On the journey, Minh finds himself erotically transfixed by a fellow passenger; he first writes in his diary, “Must confess, she’s very attractive and I feel a strong desire for her,” then remarks much more floridly some days later, “In the milky light of the starry night, I detected a sarcastic smile spreading across her sensual lips.”
The latter observation comes in the middle of the woman’s own confession: She is his former student Xuan, who pledged her life to the Communist Party after she was raped “right in my living room by two army officers, one American and one Vietnamese,” in 1964. She has been sent to infiltrate Minh’s group of defectors “and integrate myself into the Vietnamese community in the United States.” When Minh reluctantly gives Xuan up, the group leaders plan to murder her in the night.
Before they can do so, however, their boat is boarded by Thai pirates—one of whom takes Xuan “down into the cabin,” out of Minh’s sight, and kills her there. Whether or not the pirate successfully rapes Xuan is, to me, left ambiguous by Minh’s limited focalisation: He hears first their struggle, then “[a] deadly silence,” before the pirate returns “[l]aughing” to dispose of “Xuan’s broken body.”

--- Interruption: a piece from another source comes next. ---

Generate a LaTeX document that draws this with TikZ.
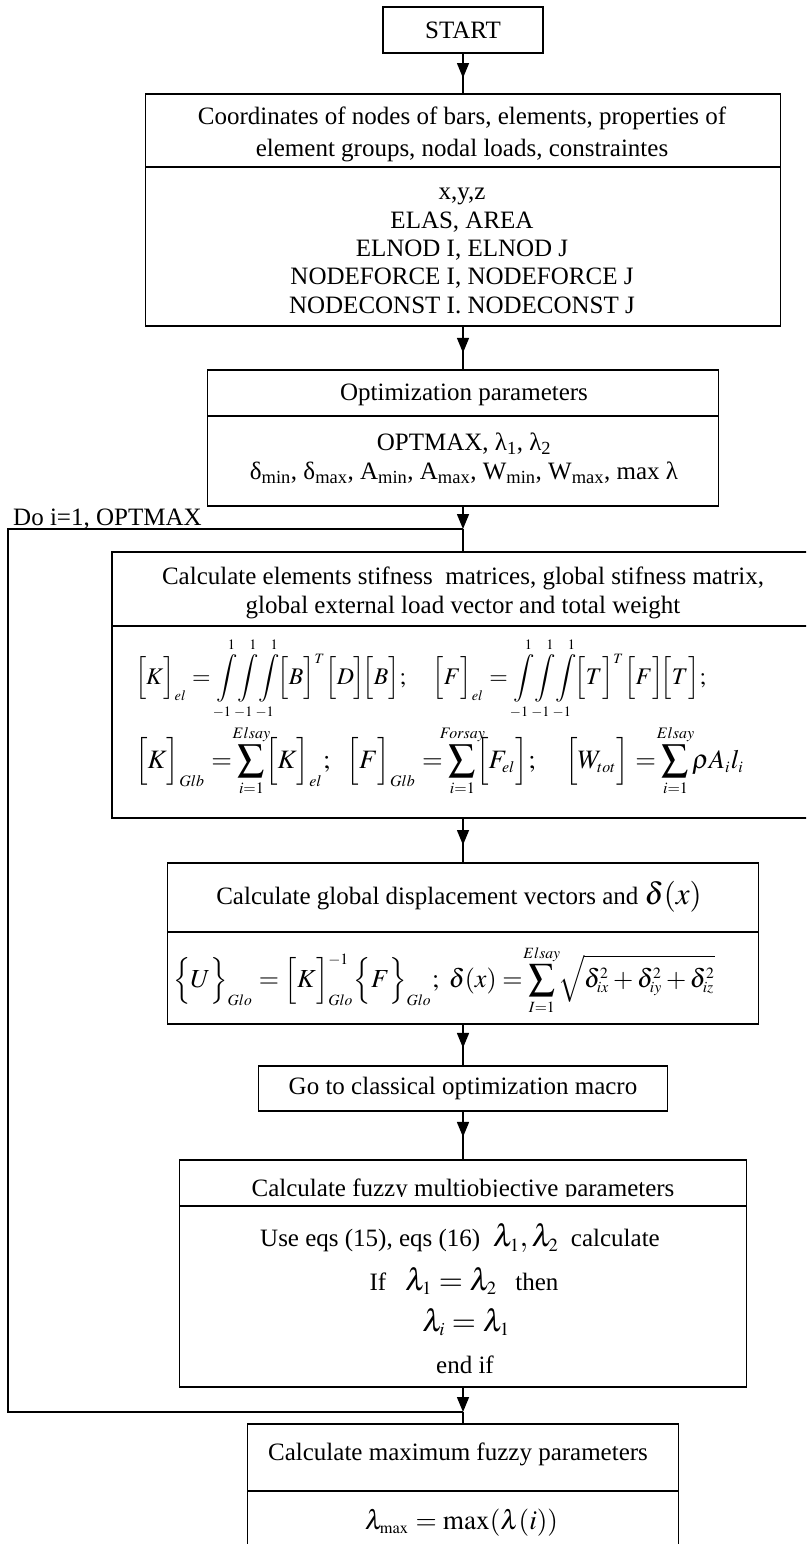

(Exemplifying Nguyen’s theory about a tendency to read for resistance, I prefer to believe that Xuan was killed while fighting off the pirate, unlikely as that is.)
In the last pages of the novel, Blue Dragon, White Tiger suddenly tells a story that bears a heavy resemblance to the plot of The Sympathizer—with a striking difference.
Second spring
“Xuan,” I addressed her by the name I was convinced was really hers, “I knew from the first day on the boat that your real name wasn’t Lai. Perhaps in your too literary and sophisticated way of changing your name, you’ve betrayed your secret. I’m sure you know the saying, ‘Xuan Bat Tai Lai, spring never comes twice in the same year.’ I don’t understand why you denied knowing me.”

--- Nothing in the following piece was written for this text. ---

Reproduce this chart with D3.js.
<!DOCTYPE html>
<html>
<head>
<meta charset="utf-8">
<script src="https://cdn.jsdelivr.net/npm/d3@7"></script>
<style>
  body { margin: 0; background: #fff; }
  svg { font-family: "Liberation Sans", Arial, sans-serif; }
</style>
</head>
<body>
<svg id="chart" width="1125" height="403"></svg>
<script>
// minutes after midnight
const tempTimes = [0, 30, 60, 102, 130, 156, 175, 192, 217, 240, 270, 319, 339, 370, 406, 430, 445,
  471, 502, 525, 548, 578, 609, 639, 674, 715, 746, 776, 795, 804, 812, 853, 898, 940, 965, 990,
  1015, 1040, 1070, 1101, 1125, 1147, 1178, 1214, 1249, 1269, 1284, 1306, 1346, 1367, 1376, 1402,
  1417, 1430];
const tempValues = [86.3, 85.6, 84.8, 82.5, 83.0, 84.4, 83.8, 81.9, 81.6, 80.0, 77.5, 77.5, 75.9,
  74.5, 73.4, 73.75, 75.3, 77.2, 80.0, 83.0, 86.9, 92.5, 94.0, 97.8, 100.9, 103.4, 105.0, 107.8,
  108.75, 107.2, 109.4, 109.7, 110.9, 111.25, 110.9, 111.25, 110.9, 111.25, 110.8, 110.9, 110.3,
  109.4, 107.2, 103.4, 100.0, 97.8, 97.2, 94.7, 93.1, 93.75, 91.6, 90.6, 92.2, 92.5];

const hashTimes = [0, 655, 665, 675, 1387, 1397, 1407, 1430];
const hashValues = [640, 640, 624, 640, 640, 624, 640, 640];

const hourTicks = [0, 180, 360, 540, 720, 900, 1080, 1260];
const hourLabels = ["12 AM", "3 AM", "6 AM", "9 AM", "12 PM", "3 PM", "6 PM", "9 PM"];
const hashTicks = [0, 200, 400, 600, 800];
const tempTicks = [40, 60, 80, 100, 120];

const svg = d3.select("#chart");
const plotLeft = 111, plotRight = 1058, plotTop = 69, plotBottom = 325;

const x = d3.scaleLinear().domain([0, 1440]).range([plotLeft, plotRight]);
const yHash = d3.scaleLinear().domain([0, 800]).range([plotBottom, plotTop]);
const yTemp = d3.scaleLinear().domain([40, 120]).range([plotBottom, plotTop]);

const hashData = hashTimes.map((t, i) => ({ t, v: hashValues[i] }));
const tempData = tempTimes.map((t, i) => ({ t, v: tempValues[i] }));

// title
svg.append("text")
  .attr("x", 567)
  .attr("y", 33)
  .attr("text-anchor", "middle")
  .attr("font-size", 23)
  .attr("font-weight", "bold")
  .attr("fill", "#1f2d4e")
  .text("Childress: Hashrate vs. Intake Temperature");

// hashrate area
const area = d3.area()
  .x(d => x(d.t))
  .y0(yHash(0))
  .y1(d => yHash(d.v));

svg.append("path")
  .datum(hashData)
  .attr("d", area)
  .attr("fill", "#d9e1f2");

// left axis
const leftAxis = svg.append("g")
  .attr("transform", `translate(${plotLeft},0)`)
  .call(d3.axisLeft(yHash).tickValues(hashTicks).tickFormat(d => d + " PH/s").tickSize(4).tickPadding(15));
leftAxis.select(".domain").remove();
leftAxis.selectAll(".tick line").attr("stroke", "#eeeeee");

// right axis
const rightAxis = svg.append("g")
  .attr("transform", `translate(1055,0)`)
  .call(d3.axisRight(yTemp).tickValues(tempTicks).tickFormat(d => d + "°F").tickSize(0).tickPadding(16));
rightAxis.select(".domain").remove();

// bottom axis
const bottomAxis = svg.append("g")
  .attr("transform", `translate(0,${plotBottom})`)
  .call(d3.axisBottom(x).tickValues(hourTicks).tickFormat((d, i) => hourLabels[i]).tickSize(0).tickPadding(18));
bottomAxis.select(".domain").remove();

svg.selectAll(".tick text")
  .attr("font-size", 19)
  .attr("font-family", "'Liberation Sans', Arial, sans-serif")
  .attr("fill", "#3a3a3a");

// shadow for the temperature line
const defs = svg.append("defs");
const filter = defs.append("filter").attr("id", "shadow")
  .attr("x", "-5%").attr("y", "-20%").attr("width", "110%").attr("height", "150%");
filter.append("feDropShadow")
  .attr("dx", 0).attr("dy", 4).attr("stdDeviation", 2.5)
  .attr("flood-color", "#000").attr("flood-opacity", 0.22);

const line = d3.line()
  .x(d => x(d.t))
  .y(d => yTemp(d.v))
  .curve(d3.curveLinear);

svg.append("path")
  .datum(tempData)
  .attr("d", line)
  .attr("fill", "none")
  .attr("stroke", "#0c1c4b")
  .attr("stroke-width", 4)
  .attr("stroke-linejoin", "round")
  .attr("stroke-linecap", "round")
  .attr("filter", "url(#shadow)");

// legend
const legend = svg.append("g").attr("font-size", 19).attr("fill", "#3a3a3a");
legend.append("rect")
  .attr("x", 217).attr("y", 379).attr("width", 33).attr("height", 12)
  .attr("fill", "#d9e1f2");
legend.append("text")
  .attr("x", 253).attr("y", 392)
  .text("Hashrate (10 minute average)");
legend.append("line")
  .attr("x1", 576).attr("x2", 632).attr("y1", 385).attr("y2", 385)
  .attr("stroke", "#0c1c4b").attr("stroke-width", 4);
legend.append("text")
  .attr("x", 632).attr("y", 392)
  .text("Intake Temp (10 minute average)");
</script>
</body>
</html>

Where the narrator of The Sympathizer is a reluctant American, Minh is a U.S. green card holder who tells the Prime Minister of Thailand—his old classmate and friend—that “I plan to return to America as soon as possible,” to preserve—in the environs of New York City!—“the spirit of the historic Vietnam that he held in his heart… the mystic Vietnam,” now lost, “not the vulgar and brutal one.”
No: In Blue Dragon, White Tiger, the spy, sleeper, and spook is instead played by Xuan, a woman, “the communist agent,” no longer nameless.

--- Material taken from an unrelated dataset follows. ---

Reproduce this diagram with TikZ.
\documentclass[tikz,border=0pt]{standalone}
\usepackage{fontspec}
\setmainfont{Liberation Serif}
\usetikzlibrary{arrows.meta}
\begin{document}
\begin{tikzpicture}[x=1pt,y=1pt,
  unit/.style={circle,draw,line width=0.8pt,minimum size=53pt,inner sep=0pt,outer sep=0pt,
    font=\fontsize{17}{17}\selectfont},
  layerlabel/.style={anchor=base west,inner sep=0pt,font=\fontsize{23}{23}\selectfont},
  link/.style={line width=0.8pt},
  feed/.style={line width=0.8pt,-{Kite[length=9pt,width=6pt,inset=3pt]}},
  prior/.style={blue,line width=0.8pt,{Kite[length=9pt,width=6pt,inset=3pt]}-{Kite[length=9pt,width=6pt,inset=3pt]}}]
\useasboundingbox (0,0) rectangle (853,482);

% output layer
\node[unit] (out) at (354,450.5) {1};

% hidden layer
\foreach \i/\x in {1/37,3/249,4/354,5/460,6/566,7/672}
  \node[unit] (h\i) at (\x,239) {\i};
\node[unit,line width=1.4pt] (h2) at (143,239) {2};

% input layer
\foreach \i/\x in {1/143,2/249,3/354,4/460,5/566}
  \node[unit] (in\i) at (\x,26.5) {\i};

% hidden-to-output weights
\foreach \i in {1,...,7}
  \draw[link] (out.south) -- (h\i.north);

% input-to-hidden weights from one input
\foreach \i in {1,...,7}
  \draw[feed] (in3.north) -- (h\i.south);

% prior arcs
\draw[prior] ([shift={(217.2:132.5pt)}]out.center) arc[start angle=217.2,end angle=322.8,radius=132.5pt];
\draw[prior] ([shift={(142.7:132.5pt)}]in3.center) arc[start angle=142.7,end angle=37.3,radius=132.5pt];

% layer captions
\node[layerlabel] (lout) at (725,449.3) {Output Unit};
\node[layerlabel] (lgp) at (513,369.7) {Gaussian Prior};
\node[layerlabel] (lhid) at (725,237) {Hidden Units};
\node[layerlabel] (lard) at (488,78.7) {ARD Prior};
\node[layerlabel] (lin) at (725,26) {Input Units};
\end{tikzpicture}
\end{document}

I don’t have an HBO subscription, so I’m not sure when I’ll be able to watch The Sympathizer, but I want to. (It had better get renewed for a second season, if only because I’m masochistically curious as to how the producers will adapt The Committed, a chaotic text that emerges from Nguyen’s plan to write “dialectical novels grappling with the need for ideas to be constantly self-reflexive and changing.”)
What I’m also awaiting is the final chapter in the Sympathizer trilogy, in which, Nguyen has promised, the narrator “comes back to Southern California to make amends and seek revenge,” still “a man of two faces and two minds.”
I hope the communist agent comes back, too.